Of course, if we have fallen on our knees in recognition of the astounding fact that to be worthy of this age (v35) means that we receive this age as a gift, we are God’s children now. But John writes of how, on the day of resurrection, we will be revealed as children of God. And he goes on, ‘But we know that when Christ appears we shall be like him for we shall see him as he is’ (1 John 3.1-3)

Of course it is really difficult to speak of what it will be like in the resurrection. Paul in 1 Corinthians 15 says to those who ask, ‘What kind of bodies will we have in the resurrection?’  ‘You fool! Can an acorn under the ground even begin to imagine its future glory as an oak tree? Of course not. We cannot begin to imagine it.’

But we do know that our hope and our destiny is glorious.

CS Lewis speaks of how on that day, when we see each other, we will be a bit shy and a bit afraid of the other. Because we will see the other in their glory and radiance, as God intended them to be. It will be like being in the presence of a mega celebrity, of royalty.

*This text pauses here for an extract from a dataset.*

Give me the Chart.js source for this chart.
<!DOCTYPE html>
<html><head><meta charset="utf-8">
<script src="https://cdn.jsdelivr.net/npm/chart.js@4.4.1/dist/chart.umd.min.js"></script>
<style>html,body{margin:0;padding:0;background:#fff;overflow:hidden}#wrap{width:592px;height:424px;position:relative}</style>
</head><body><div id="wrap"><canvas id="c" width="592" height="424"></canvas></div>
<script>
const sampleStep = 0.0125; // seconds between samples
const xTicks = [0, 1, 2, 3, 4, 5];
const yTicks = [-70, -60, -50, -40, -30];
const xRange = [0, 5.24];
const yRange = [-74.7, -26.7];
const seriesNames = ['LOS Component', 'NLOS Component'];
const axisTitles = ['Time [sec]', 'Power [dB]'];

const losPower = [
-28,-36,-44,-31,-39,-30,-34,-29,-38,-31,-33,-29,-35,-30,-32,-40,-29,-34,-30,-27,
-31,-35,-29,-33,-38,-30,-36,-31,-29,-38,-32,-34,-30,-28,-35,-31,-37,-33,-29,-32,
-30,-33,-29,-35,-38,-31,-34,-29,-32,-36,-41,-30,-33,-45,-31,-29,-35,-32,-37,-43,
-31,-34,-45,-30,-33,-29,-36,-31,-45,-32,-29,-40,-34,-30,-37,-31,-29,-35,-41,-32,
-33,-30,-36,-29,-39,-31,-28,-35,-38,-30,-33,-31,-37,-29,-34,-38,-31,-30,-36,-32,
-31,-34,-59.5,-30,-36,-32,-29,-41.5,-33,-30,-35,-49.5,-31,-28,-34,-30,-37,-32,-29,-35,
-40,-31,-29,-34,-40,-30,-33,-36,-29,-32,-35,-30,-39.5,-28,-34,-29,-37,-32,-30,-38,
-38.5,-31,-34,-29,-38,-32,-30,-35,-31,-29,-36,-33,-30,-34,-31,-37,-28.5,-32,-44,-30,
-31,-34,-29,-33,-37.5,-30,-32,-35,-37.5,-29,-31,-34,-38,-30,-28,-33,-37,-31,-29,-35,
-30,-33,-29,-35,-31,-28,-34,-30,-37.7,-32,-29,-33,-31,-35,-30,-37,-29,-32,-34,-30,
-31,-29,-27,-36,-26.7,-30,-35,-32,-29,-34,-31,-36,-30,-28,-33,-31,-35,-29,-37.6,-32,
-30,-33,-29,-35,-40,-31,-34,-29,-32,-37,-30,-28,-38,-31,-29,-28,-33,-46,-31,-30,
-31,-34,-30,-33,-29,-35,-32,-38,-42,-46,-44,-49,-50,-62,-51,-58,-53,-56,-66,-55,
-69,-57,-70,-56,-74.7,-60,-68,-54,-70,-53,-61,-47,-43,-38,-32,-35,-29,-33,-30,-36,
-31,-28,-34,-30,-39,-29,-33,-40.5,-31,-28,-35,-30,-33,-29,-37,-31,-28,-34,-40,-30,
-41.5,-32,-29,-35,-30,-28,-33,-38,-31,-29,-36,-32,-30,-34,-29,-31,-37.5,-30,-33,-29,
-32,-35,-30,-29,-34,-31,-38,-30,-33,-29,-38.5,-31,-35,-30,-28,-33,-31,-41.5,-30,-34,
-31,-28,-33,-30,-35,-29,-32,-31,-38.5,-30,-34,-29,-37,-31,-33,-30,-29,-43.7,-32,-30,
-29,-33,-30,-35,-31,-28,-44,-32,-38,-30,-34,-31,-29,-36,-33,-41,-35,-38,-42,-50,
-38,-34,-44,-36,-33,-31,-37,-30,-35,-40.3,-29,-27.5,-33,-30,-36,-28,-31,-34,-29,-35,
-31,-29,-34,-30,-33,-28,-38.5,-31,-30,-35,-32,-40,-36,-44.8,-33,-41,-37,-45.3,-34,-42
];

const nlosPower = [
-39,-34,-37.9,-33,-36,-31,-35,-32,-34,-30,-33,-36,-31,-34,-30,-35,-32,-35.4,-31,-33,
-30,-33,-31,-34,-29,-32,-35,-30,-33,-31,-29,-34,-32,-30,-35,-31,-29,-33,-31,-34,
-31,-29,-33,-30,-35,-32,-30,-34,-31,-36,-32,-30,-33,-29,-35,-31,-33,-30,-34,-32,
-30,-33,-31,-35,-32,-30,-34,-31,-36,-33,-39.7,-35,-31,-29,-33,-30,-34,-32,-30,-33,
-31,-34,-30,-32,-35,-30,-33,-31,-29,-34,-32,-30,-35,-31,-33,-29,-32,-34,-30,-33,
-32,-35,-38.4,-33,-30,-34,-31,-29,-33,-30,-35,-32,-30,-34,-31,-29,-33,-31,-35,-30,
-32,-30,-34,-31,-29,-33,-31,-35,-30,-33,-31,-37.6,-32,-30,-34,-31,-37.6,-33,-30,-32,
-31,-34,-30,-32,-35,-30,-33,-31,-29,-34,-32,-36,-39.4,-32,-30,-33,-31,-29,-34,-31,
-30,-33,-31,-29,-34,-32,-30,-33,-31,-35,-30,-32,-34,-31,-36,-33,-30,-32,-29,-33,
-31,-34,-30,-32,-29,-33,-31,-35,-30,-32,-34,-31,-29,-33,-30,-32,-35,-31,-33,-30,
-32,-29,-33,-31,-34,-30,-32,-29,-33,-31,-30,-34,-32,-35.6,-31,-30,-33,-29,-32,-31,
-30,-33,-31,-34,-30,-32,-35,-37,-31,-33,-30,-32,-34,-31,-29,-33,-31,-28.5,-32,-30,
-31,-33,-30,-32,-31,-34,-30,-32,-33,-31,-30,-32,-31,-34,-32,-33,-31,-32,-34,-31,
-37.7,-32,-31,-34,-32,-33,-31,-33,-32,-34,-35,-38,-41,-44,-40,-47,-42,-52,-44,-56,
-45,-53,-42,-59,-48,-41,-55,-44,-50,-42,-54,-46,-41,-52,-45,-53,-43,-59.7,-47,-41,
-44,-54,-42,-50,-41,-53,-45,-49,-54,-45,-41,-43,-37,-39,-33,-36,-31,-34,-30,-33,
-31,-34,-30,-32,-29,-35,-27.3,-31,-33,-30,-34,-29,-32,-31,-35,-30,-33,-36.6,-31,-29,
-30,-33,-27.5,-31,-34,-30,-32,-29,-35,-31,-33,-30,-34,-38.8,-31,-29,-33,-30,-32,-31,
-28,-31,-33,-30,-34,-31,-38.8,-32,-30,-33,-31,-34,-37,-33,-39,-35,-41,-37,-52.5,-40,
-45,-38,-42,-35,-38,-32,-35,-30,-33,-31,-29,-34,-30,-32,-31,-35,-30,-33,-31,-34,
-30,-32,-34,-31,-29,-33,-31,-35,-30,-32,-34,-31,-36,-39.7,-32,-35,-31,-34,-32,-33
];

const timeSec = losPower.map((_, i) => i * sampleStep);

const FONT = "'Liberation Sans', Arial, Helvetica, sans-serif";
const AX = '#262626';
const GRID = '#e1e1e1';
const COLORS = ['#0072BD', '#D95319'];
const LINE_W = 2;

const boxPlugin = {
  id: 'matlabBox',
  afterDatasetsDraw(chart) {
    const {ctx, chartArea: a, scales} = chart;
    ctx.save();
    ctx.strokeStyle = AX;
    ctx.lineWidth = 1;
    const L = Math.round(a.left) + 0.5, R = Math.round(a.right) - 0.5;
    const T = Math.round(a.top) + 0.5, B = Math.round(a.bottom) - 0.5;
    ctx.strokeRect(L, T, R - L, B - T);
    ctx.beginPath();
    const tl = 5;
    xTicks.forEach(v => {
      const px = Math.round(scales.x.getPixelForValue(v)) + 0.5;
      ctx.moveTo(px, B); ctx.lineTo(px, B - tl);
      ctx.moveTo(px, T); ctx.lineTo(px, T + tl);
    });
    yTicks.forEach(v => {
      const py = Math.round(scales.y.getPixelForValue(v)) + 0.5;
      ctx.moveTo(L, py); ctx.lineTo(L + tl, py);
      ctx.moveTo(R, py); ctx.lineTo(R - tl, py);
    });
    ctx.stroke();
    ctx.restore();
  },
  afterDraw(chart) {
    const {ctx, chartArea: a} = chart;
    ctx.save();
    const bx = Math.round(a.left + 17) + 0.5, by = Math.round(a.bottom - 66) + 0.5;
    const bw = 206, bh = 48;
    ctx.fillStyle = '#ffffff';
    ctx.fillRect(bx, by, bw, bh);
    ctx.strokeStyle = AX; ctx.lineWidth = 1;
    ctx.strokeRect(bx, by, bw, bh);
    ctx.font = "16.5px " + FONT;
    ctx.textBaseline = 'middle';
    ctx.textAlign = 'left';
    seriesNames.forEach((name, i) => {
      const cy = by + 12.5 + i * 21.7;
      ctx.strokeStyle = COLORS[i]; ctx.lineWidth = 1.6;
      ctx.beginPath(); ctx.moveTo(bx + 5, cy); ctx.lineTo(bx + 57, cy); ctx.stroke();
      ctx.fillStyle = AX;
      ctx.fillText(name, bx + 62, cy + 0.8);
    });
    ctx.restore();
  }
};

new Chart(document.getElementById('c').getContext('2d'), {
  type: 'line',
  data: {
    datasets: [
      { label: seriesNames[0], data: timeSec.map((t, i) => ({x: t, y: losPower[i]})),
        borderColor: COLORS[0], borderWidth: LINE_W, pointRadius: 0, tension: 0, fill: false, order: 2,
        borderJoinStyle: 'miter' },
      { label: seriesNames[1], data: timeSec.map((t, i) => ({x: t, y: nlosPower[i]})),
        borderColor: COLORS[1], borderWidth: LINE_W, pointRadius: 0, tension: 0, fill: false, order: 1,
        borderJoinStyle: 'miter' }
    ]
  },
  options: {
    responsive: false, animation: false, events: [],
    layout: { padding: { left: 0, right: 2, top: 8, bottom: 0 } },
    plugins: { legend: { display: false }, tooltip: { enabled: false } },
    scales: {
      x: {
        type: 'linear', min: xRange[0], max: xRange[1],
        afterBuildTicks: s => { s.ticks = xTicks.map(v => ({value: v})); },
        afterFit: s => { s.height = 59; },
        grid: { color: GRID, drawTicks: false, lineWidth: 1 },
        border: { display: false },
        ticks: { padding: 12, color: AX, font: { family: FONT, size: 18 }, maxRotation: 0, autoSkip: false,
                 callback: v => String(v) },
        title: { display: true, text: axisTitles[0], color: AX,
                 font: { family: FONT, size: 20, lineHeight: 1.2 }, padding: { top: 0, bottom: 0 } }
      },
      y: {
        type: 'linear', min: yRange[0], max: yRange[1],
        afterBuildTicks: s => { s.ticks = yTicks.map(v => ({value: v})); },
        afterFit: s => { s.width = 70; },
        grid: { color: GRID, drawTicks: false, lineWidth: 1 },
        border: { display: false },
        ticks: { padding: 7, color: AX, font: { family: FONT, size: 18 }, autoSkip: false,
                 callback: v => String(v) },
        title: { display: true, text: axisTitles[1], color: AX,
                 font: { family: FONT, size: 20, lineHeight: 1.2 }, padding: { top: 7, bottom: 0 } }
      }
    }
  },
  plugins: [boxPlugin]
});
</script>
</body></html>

Joni Earickson, who as a teenager was paralysed from the neck down in a diving accident, and who has written several books about her Christian faith, writes, “I have hope in the future. The Bible speaks about bodies being glorified. I know the meaning of that now. It's the time after my death here when I, the quadriplegic, will be on my feet dancing”.

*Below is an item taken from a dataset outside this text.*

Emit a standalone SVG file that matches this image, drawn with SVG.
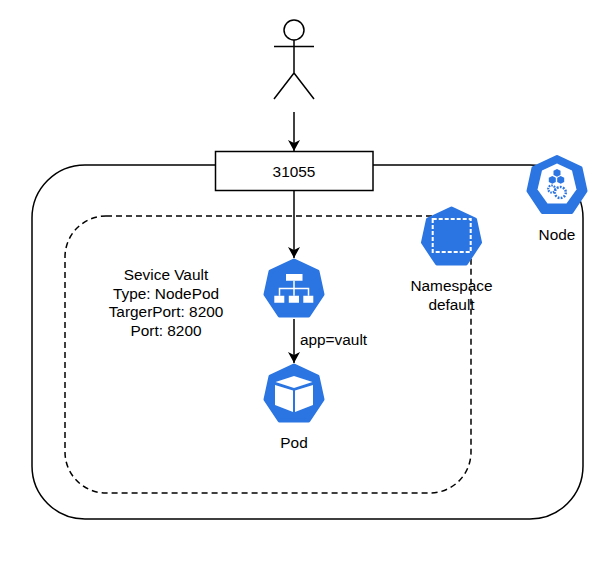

Psalm 16, another passage in the Old Testament which points to the resurrection, speaks of how, in the presence of God, there will be fullness of joy (Ps 16.11). At Friday prayers, both John and Ann were saying how relatives had had that verse engraved into their headstones.

We need to ask God to give us a renewed conviction not only in the reality of the resurrection but in the awareness that it is all about the resurrection.
Because it is the conviction of the resurrection that will transform God’s church and liberate us to live for God here on earth.

The story is told about Basil Hume, the former cardinal of Westminster, who went to see his great friend, the abbot of Ampleforth. He told him that the doctors had given him only 6 months to live. ‘Oh Basil’, came the reply, ‘I am so pleased for you’.